> [Supplied information]
========================================================================

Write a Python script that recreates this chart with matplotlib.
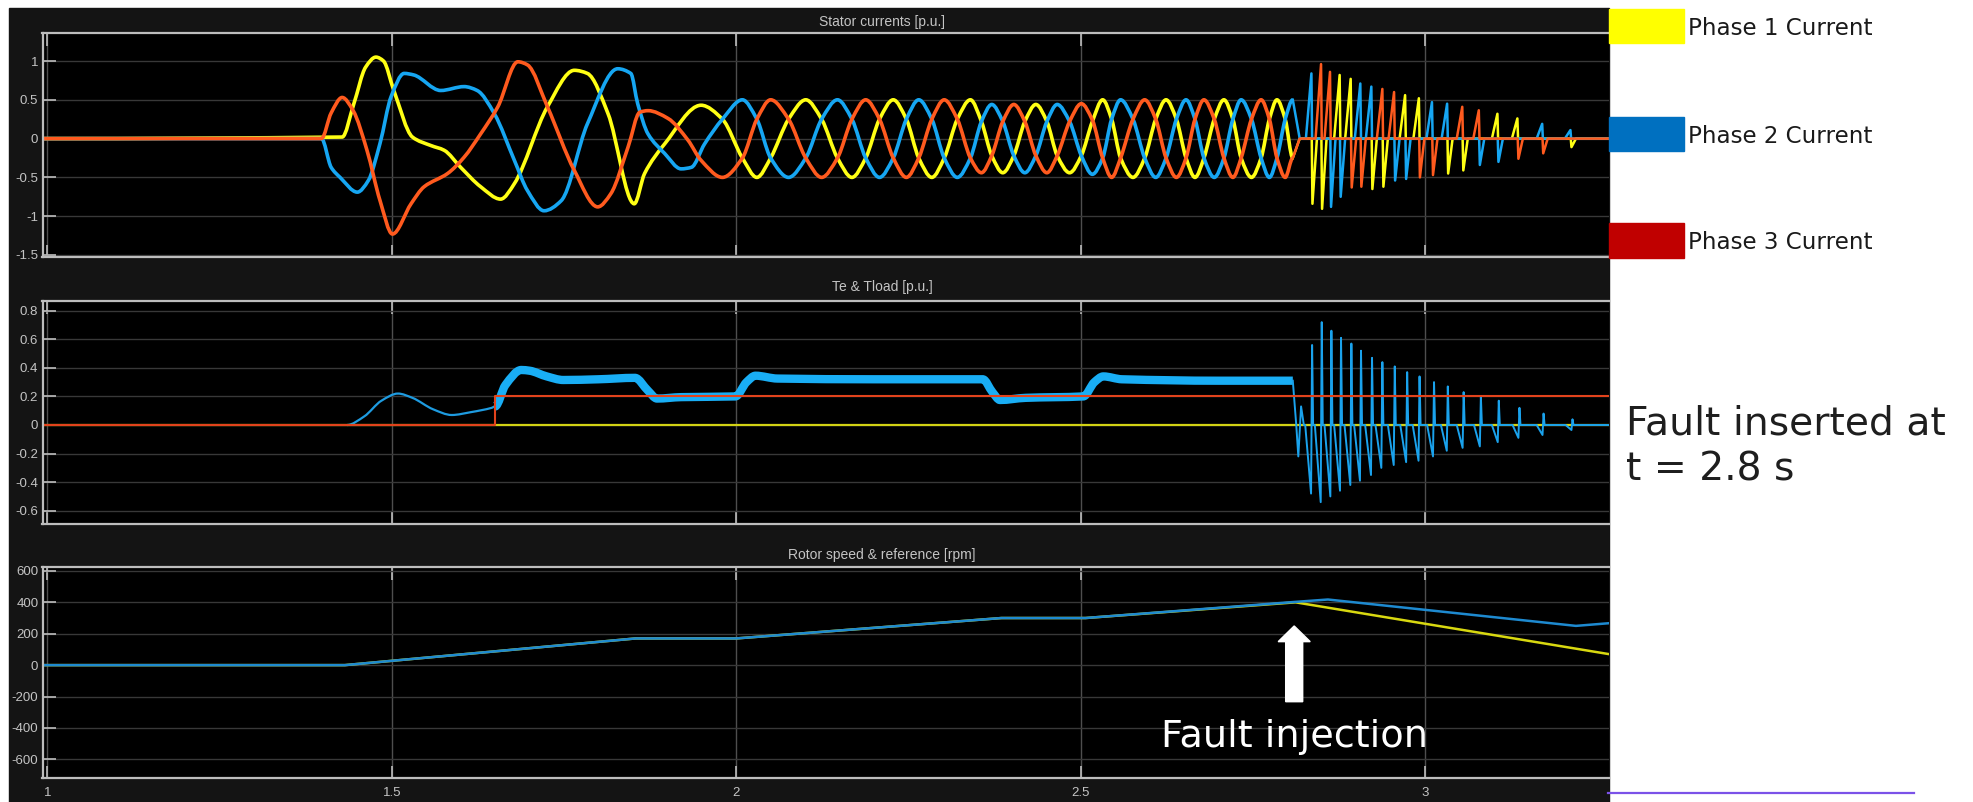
import numpy as np
import matplotlib
matplotlib.use("Agg")
import matplotlib.pyplot as plt
import matplotlib.transforms as mtransforms
from matplotlib.patches import Rectangle, FancyArrow, PathPatch
from matplotlib.lines import Line2D
from matplotlib.path import Path

# ---- time axis / shared ----
t_start, t_end = 0.993, 3.267
fault_time = 2.81
xticks = [1, 1.5, 2, 2.5, 3]
xticklabels = ["1", "1.5", "2", "2.5", "3"]

# ---- stator currents: start-up transient ----
ph1_t = [t_start, 1.428, 1.445, 1.462, 1.477, 1.488, 1.503, 1.530, 1.557, 1.576, 1.600,
         1.629, 1.658, 1.678, 1.726, 1.765, 1.784, 1.814, 1.852, 1.867, 1.896, 1.949]
ph1_v = [0, 0.02, 0.45, 0.92, 1.05, 1.0, 0.62, 0.02, -0.09, -0.15, -0.37,
         -0.62, -0.78, -0.58, 0.41, 0.88, 0.84, 0.32, -0.84, -0.45, -0.07, 0.43]
ph2_t = [t_start, 1.398, 1.412, 1.425, 1.450, 1.466, 1.483, 1.499, 1.518, 1.532, 1.571,
         1.605, 1.624, 1.649, 1.678, 1.697, 1.721, 1.746, 1.784, 1.828, 1.847, 1.857,
         1.872, 1.896, 1.920, 1.935, 1.954]
ph2_v = [0, 0, -0.37, -0.5, -0.69, -0.54, -0.06, 0.54, 0.84, 0.82, 0.62,
         0.67, 0.62, 0.32, -0.28, -0.67, -0.93, -0.8, 0.19, 0.9, 0.84, 0.45,
         0.06, -0.19, -0.39, -0.37, -0.07]
ph3_t = [t_start, 1.398, 1.412, 1.428, 1.444, 1.464, 1.483, 1.501, 1.528, 1.547, 1.581,
         1.605, 1.629, 1.654, 1.683, 1.697, 1.726, 1.765, 1.799, 1.818, 1.843, 1.860,
         1.872, 1.901, 1.930, 1.949]
ph3_v = [0, 0, 0.33, 0.53, 0.36, -0.15, -0.8, -1.23, -0.84, -0.62, -0.45,
         -0.24, 0.06, 0.41, 0.99, 0.95, 0.41, -0.41, -0.88, -0.71, -0.11, 0.34,
         0.36, 0.26, -0.02, -0.28]

# ---- stator currents: running section (peaks / crossings) ----
run_t = [1.980, 2.009, 2.030, 2.050, 2.076, 2.101,
         2.124, 2.147, 2.168, 2.188, 2.208, 2.228,
         2.247, 2.265, 2.284, 2.302, 2.321, 2.340,
         2.356, 2.371, 2.387, 2.403, 2.419, 2.435,
         2.451, 2.466, 2.484, 2.501, 2.517, 2.532,
         2.545, 2.558, 2.576, 2.593, 2.609, 2.624,
         2.639, 2.653, 2.666, 2.679, 2.694, 2.708,
         2.721, 2.733, 2.748, 2.762, 2.774, 2.785,
         2.797, 2.808]
run_ph1 = [0.25, -0.25, -0.5, -0.25, 0.25, 0.5,
           0.25, -0.25, -0.5, -0.25, 0.25, 0.5,
           0.25, -0.25, -0.5, -0.25, 0.25, 0.5,
           0.22, -0.22, -0.44, -0.22, 0.22, 0.44,
           0.22, -0.22, -0.44, -0.22, 0.22, 0.5,
           0.25, -0.25, -0.5, -0.25, 0.25, 0.5,
           0.25, -0.25, -0.5, -0.25, 0.25, 0.5,
           0.25, -0.25, -0.5, -0.25, 0.25, 0.5,
           0.25, -0.25]
run_ph2 = [0.25, 0.5, 0.25, -0.25, -0.5, -0.25,
           0.25, 0.5, 0.25, -0.25, -0.5, -0.25,
           0.25, 0.5, 0.25, -0.25, -0.5, -0.25,
           0.22, 0.44, 0.22, -0.22, -0.44, -0.22,
           0.22, 0.44, 0.22, -0.22, -0.46, -0.25,
           0.25, 0.5, 0.25, -0.25, -0.5, -0.25,
           0.25, 0.5, 0.25, -0.25, -0.5, -0.25,
           0.25, 0.5, 0.25, -0.25, -0.5, -0.25,
           0.25, 0.5]
run_ph3 = [-0.5, -0.25, 0.25, 0.5, 0.25, -0.25,
           -0.5, -0.25, 0.25, 0.5, 0.25, -0.25,
           -0.5, -0.25, 0.25, 0.5, 0.25, -0.25,
           -0.44, -0.22, 0.22, 0.44, 0.22, -0.22,
           -0.44, -0.22, 0.22, 0.45, 0.24, -0.25,
           -0.5, -0.25, 0.25, 0.5, 0.25, -0.25,
           -0.5, -0.25, 0.25, 0.5, 0.25, -0.25,
           -0.5, -0.25, 0.25, 0.5, 0.25, -0.25,
           -0.5, -0.25]

# ---- stator currents after the fault: spike pairs ----
spike_t = [2.835, 2.849, 2.862, 2.876, 2.892, 2.906, 2.922, 2.938, 2.955, 2.971,
           2.991, 3.010, 3.032, 3.054, 3.078, 3.105, 3.134, 3.170, 3.211]
spike_up_phase = [2, 3, 3, 1, 1, 2, 2, 3, 3, 1, 1, 2, 2, 3, 3, 1, 1, 2, 2]
spike_up_amp = [0.84, 0.96, 0.86, 0.82, 0.77, 0.71, 0.67, 0.64, 0.60, 0.56,
                0.52, 0.47, 0.45, 0.41, 0.365, 0.32, 0.26, 0.19, 0.11]
spike_dn_phase = [1, 1, 2, 2, 3, 3, 1, 1, 2, 2, 3, 3, 1, 1, 2, 2, 3, 3, 1]
spike_dn_amp = [-0.84, -0.905, -0.88, -0.75, -0.63, -0.62, -0.65, -0.62, -0.54, -0.52,
                -0.50, -0.47, -0.45, -0.41, -0.34, -0.30, -0.26, -0.19, -0.11]

# ---- electromagnetic torque & load torque ----
te_t = [1.435, 1.460, 1.485, 1.509, 1.530, 1.560, 1.587, 1.615, 1.645, 1.650]
te_v = [0, 0.06, 0.17, 0.22, 0.19, 0.11, 0.07, 0.09, 0.12, 0.13]
te_band_t = [1.650, 1.665, 1.688, 1.700, 1.725, 1.749, 1.800, 1.853, 1.872, 1.885, 1.920,
             1.999, 2.015, 2.028, 2.060, 2.200, 2.358, 2.372, 2.383, 2.420, 2.504,
             2.520, 2.533, 2.560, 2.700, 2.808]
te_band_v = [0.13, 0.28, 0.385, 0.38, 0.34, 0.315, 0.32, 0.33, 0.24, 0.185, 0.195,
             0.20, 0.30, 0.345, 0.325, 0.32, 0.32, 0.23, 0.175, 0.19, 0.20,
             0.30, 0.34, 0.32, 0.31, 0.31]
te_spike_t = [2.836, 2.850, 2.864, 2.878, 2.893, 2.907, 2.923, 2.938, 2.956, 2.974,
              2.992, 3.013, 3.033, 3.056, 3.081, 3.107, 3.137, 3.172, 3.214]
te_spike_up = [0.56, 0.72, 0.66, 0.61, 0.57, 0.52, 0.47, 0.44, 0.41, 0.37,
               0.34, 0.30, 0.27, 0.23, 0.20, 0.17, 0.12, 0.08, 0.04]
te_spike_dn = [-0.48, -0.54, -0.50, -0.46, -0.42, -0.39, -0.35, -0.30, -0.28, -0.26,
               -0.25, -0.22, -0.18, -0.16, -0.15, -0.12, -0.09, -0.07, -0.035]
tload_t = [t_start, 1.650, 1.650, t_end]
tload_v = [0, 0, 0.2, 0.2]

# ---- rotor speed & reference ----
speed_t = [t_start, 1.432, 1.854, 2.000, 2.385, 2.507, 2.812, 2.859, 3.219, t_end]
speed_v = [0, 0, 170, 170, 300, 300, 403, 418, 250, 267]
ref_t = [t_start, 1.432, 1.854, 2.000, 2.385, 2.507, 2.812, t_end]
ref_v = [0, 0, 170, 170, 300, 300, 400, 70]

legend_labels = ["Phase 1 Current", "Phase 2 Current", "Phase 3 Current"]
legend_colors = ["#FFFF00", "#0070C0", "#C00000"]

# ---- colours ----
C_YEL = "#FFFF14"
C_BLU = "#16A6F2"
C_ORG = "#FF5A1E"
PANEL_BG = "#141414"
TXT = "#c4c4c4"
NOTE_FONT = "DejaVu Sans"


def smooth_path(t, v):
    """Monotone cubic (Bezier) path through the given knots."""
    t = np.asarray(t, float)
    v = np.asarray(v, float)
    d = np.diff(v) / np.diff(t)
    m = np.zeros_like(v)
    for i in range(1, len(v) - 1):
        if d[i - 1] * d[i] > 0:
            m[i] = 2 / (1 / d[i - 1] + 1 / d[i])
    verts = [(t[0], v[0])]
    codes = [Path.MOVETO]
    for i in range(len(t) - 1):
        h = t[i + 1] - t[i]
        verts += [(t[i] + h / 3, v[i] + m[i] * h / 3),
                  (t[i + 1] - h / 3, v[i + 1] - m[i + 1] * h / 3),
                  (t[i + 1], v[i + 1])]
        codes += [Path.CURVE4] * 3
    return Path(verts, codes)


def phase_after_fault(phase, t0, v0):
    t, v = [t0, 2.818], [v0, 0.0]
    for ts, up, ua, dn, da in zip(spike_t, spike_up_phase, spike_up_amp,
                                  spike_dn_phase, spike_dn_amp):
        if up == phase:
            t += [ts - 0.008, ts, ts + 0.001]
            v += [0.0, ua, 0.0]
        if dn == phase:
            t += [ts + 0.0005, ts + 0.0015, ts + 0.008]
            v += [0.0, da, 0.0]
    t.append(t_end)
    v.append(0.0)
    order = np.argsort(t, kind="stable")
    return np.array(t)[order], np.array(v)[order]


def te_after_fault():
    t = [2.808, 2.813, 2.816, 2.820, 2.824]
    v = [0.31, 0.0, -0.22, 0.13, 0.0]
    for ts, up, dn in zip(te_spike_t, te_spike_up, te_spike_dn):
        t += [ts - 0.010, ts - 0.0015, ts, ts + 0.0015]
        v += [0.0, dn, up, 0.0]
    t.append(t_end)
    v.append(0.0)
    return t, v


W, H = 1973, 802
fig = plt.figure(figsize=(W / 100, H / 100), dpi=100)
fig.patch.set_facecolor("white")

# dark scope panel
fig.patches.append(Rectangle((9 / W, 0), (1609 - 9) / W, 1 - 8 / H,
                             transform=fig.transFigure, color=PANEL_BG, zorder=-5))

AX_L, AX_R = 42.5, 1609


def make_axes(top, bottom):
    ax = fig.add_axes([AX_L / W, 1 - bottom / H, (AX_R - AX_L) / W, (bottom - top) / H])
    ax.set_facecolor("black")
    ax.set_xlim(t_start, t_end)
    ax.set_xticks(xticks)
    for side in ["top", "bottom", "left"]:
        ax.spines[side].set_color("#bdbdbd")
        ax.spines[side].set_linewidth(1.6)
    ax.spines["right"].set_visible(False)
    ax.tick_params(direction="in", length=9, width=1.2, color="#bdbdbd",
                   labelcolor=TXT, labelsize=9.5, pad=3, top=True)
    ax.xaxis.grid(True, color="#4e4e4e", lw=1.0)
    ax.yaxis.grid(True, color="#383838", lw=1.0)
    ax.set_axisbelow(True)
    return ax


ax1 = make_axes(33.3, 256.7)
ax2 = make_axes(300.7, 524.0)
ax3 = make_axes(566.7, 778.3)

# stator currents
phase_data = [(ph1_t, ph1_v, run_ph1, C_YEL), (ph2_t, ph2_v, run_ph2, C_BLU),
              (ph3_t, ph3_v, run_ph3, C_ORG)]
for k, (tt, vv, rv, col) in enumerate(phase_data, start=1):
    t_all = np.concatenate([tt, run_t])
    v_all = np.concatenate([vv, rv])
    ax1.add_patch(PathPatch(smooth_path(t_all, v_all), facecolor="none",
                            edgecolor=col, lw=2.6, joinstyle="round"))
    ft, fv = phase_after_fault(k, t_all[-1], v_all[-1])
    ax1.plot(ft, fv, color=col, lw=1.8, solid_joinstyle="round")
ax1.set_ylim(-1.522, 1.357)
ax1.set_yticks([-1.5, -1, -0.5, 0, 0.5, 1])
ax1.set_yticklabels(["-1.5", "-1", "-0.5", "0", "0.5", "1"], family="Liberation Sans")
ax1.set_xticklabels([])

# torque
ax2.plot([t_start, t_end], [0, 0], color="#D2D214", lw=1.6)
ax2.add_patch(PathPatch(smooth_path(te_t, te_v), facecolor="none",
                        edgecolor="#1E9BE0", lw=1.6))
ax2.add_patch(PathPatch(smooth_path(te_band_t, te_band_v), facecolor="none",
                        edgecolor="#19AEF5", lw=6.0, joinstyle="round"))
ft, fv = te_after_fault()
ax2.plot(ft, fv, color="#1AA2EC", lw=1.4)
ax2.plot(tload_t, tload_v, color="#E2431C", lw=1.5)
ax2.set_ylim(-0.693, 0.87)
ax2.set_yticks([-0.6, -0.4, -0.2, 0, 0.2, 0.4, 0.6, 0.8])
ax2.set_yticklabels(["-0.6", "-0.4", "-0.2", "0", "0.2", "0.4", "0.6", "0.8"],
                    family="Liberation Sans")
ax2.set_xticklabels([])

# speed
ax3.plot(ref_t, ref_v, color="#D8D810", lw=1.8)
ax3.plot(speed_t, speed_v, color="#1E8AD0", lw=1.8)
ax3.set_ylim(-721, 627)
ax3.set_yticks([-600, -400, -200, 0, 200, 400, 600])
ax3.set_yticklabels(["-600", "-400", "-200", "0", "200", "400", "600"],
                    family="Liberation Sans")
ax3.set_xticklabels(xticklabels, family="Liberation Sans")
ax3.tick_params(axis="x", pad=6)

# panel titles
for txt, y in [("Stator currents [p.u.]", 21.7), ("Te & Tload [p.u.]", 287.3),
               ("Rotor speed & reference [rpm]", 555.0)]:
    fig.text(882 / W, 1 - y / H, txt, ha="center", va="center", color=TXT,
             fontsize=10, family="Liberation Sans")

# fault marker
blend = mtransforms.blended_transform_factory(ax3.transData, ax3.transAxes)
ax3.add_patch(FancyArrow(fault_time, 0.362, 0, 0.358, width=17 / 688,
                         head_width=32 / 688, head_length=15.7 / 211.6,
                         length_includes_head=True, transform=blend,
                         color="white", zorder=5))
ax3.text(fault_time, 0.1465, "Fault injection", transform=blend, ha="center",
         va="baseline", color="white", fontsize=27.5, family=NOTE_FONT, zorder=5)

# legend boxes to the right
for lab, col, (y0, y1), yb in zip(legend_labels, legend_colors,
                                  [(9.3, 43.3), (116.7, 150.7), (223.0, 258.0)],
                                  [35.0, 142.7, 249.3]):
    fig.patches.append(Rectangle((1609 / W, 1 - y1 / H), 75 / W, (y1 - y0) / H,
                                 transform=fig.transFigure, color=col, zorder=2))
    fig.text(1688 / W, 1 - yb / H, lab, ha="left", va="baseline",
             color="#1a1a1a", fontsize=16.6, family=NOTE_FONT)

fig.text(1626 / W, 1 - 434 / H, "Fault inserted at", ha="left", va="baseline",
         color="#1e1e1e", fontsize=28.3, family=NOTE_FONT)
fig.text(1626 / W, 1 - 480.7 / H, f"t = {fault_time:.1f} s", ha="left",
         va="baseline", color="#1e1e1e", fontsize=28.3, family=NOTE_FONT)

fig.lines.append(Line2D([1608 / W, 1914 / W], [1 - 792.7 / H, 1 - 792.7 / H],
                        transform=fig.transFigure, color="#7B52E8", lw=1.6))

fig.savefig("out.png", dpi=100, facecolor="white")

========================================================================

> [Stated problem] Reproduce only the lines from the beginning of the data through the line that contains "0.36, 0.26, -0.02, -0.28]", both included, and please drop the pictures.

> [Output for this task]
Write a Python script that recreates this chart with matplotlib.
import numpy as np
import matplotlib
matplotlib.use("Agg")
import matplotlib.pyplot as plt
import matplotlib.transforms as mtransforms
from matplotlib.patches import Rectangle, FancyArrow, PathPatch
from matplotlib.lines import Line2D
from matplotlib.path import Path

# ---- time axis / shared ----
t_start, t_end = 0.993, 3.267
fault_time = 2.81
xticks = [1, 1.5, 2, 2.5, 3]
xticklabels = ["1", "1.5", "2", "2.5", "3"]

# ---- stator currents: start-up transient ----
ph1_t = [t_start, 1.428, 1.445, 1.462, 1.477, 1.488, 1.503, 1.530, 1.557, 1.576, 1.600,
         1.629, 1.658, 1.678, 1.726, 1.765, 1.784, 1.814, 1.852, 1.867, 1.896, 1.949]
ph1_v = [0, 0.02, 0.45, 0.92, 1.05, 1.0, 0.62, 0.02, -0.09, -0.15, -0.37,
         -0.62, -0.78, -0.58, 0.41, 0.88, 0.84, 0.32, -0.84, -0.45, -0.07, 0.43]
ph2_t = [t_start, 1.398, 1.412, 1.425, 1.450, 1.466, 1.483, 1.499, 1.518, 1.532, 1.571,
         1.605, 1.624, 1.649, 1.678, 1.697, 1.721, 1.746, 1.784, 1.828, 1.847, 1.857,
         1.872, 1.896, 1.920, 1.935, 1.954]
ph2_v = [0, 0, -0.37, -0.5, -0.69, -0.54, -0.06, 0.54, 0.84, 0.82, 0.62,
         0.67, 0.62, 0.32, -0.28, -0.67, -0.93, -0.8, 0.19, 0.9, 0.84, 0.45,
         0.06, -0.19, -0.39, -0.37, -0.07]
ph3_t = [t_start, 1.398, 1.412, 1.428, 1.444, 1.464, 1.483, 1.501, 1.528, 1.547, 1.581,
         1.605, 1.629, 1.654, 1.683, 1.697, 1.726, 1.765, 1.799, 1.818, 1.843, 1.860,
         1.872, 1.901, 1.930, 1.949]
ph3_v = [0, 0, 0.33, 0.53, 0.36, -0.15, -0.8, -1.23, -0.84, -0.62, -0.45,
         -0.24, 0.06, 0.41, 0.99, 0.95, 0.41, -0.41, -0.88, -0.71, -0.11, 0.34,
         0.36, 0.26, -0.02, -0.28]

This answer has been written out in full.